Ici commence proprement la difficulté. Lire un texte de Schopenhauer sans précaution bibliographique expose à une interprétation au contraire pleinement installée dans l'histoire de la philosophie et de bien d'autres domaines, scientifiques comme religieux, au point où l'érudition, voire la trouvaille viennent alimenter une suspicion sur le sens philosophique de départ: l'hostilité de Schopenhauer à ses contemporains et compatriotes philosophes n'est-elle pas moins agaçante que l'accumulation des citations parfois très référencées? L'esprit encyclopédique ne remplace-t-il pas à terme l'esprit philosophique? Ce terme est celui de l'existence de Schopenhauer, qui à partir de 1819 et jusqu'à sa mort, a constamment réédité son Monde, sans pour autant le refaire.
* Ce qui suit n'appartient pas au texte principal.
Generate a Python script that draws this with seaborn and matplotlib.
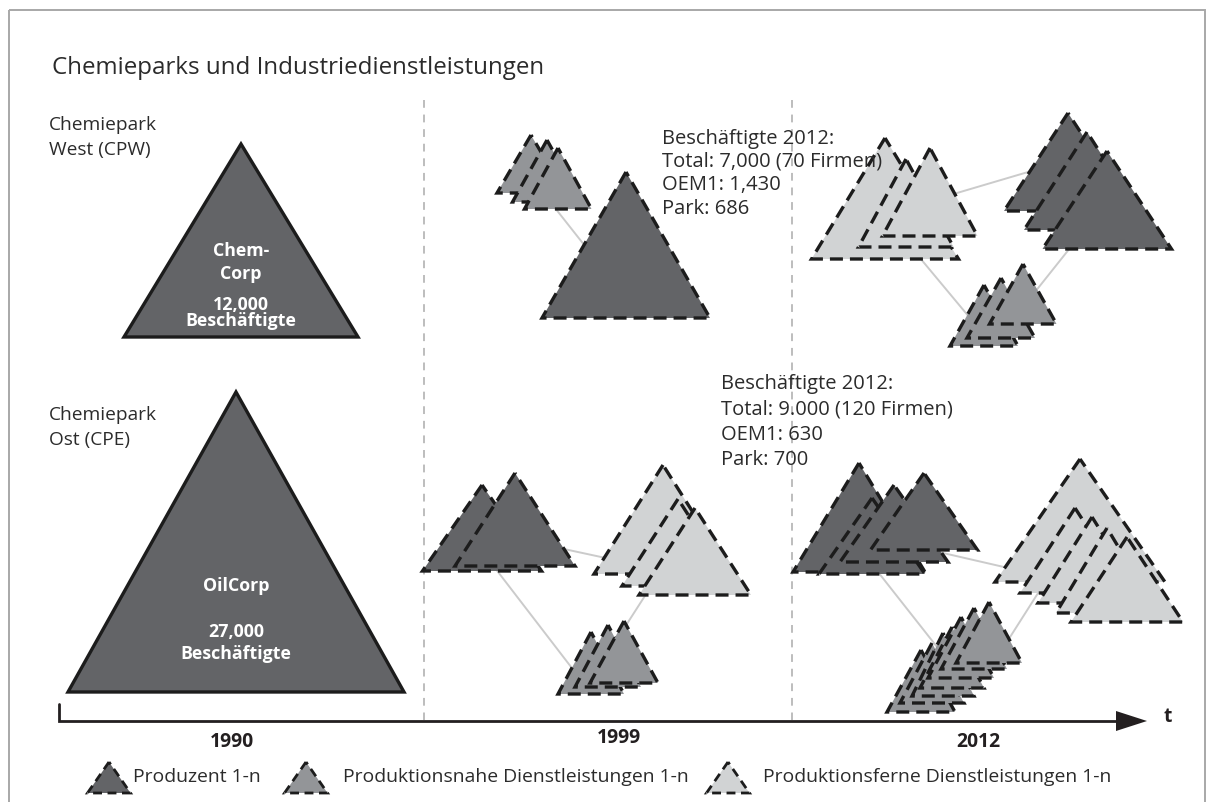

Entre la philosophie comme production d'une pensée rationnelle et l'histoire de la philosophie, entre la publication d'une pensée unifiée et ses ramifications historicisantes en réseaux interne (les éditions de 1844 et 1859, puis les ajouts manuscrits publiés à titre posthume) et externe (La volonté dans la nature en 1836, le Mémoire sur la liberté de la volonté en 1839, Le fondement de la morale en 1840, les Parerga et paralipomena en 1851), l'ordre des raisons schopenhauerien ne se délite pas, mais prend l'apparence du superflu, voire du superficiel. Pour compliquer le tout, le texte de chaque volume paru a été lui-même réédité avec modifications, modifié sur exemplaire personnel, réédité enfin après la mort du philosophe. Pour le Monde, il faut à ce compte en repérer quatre états.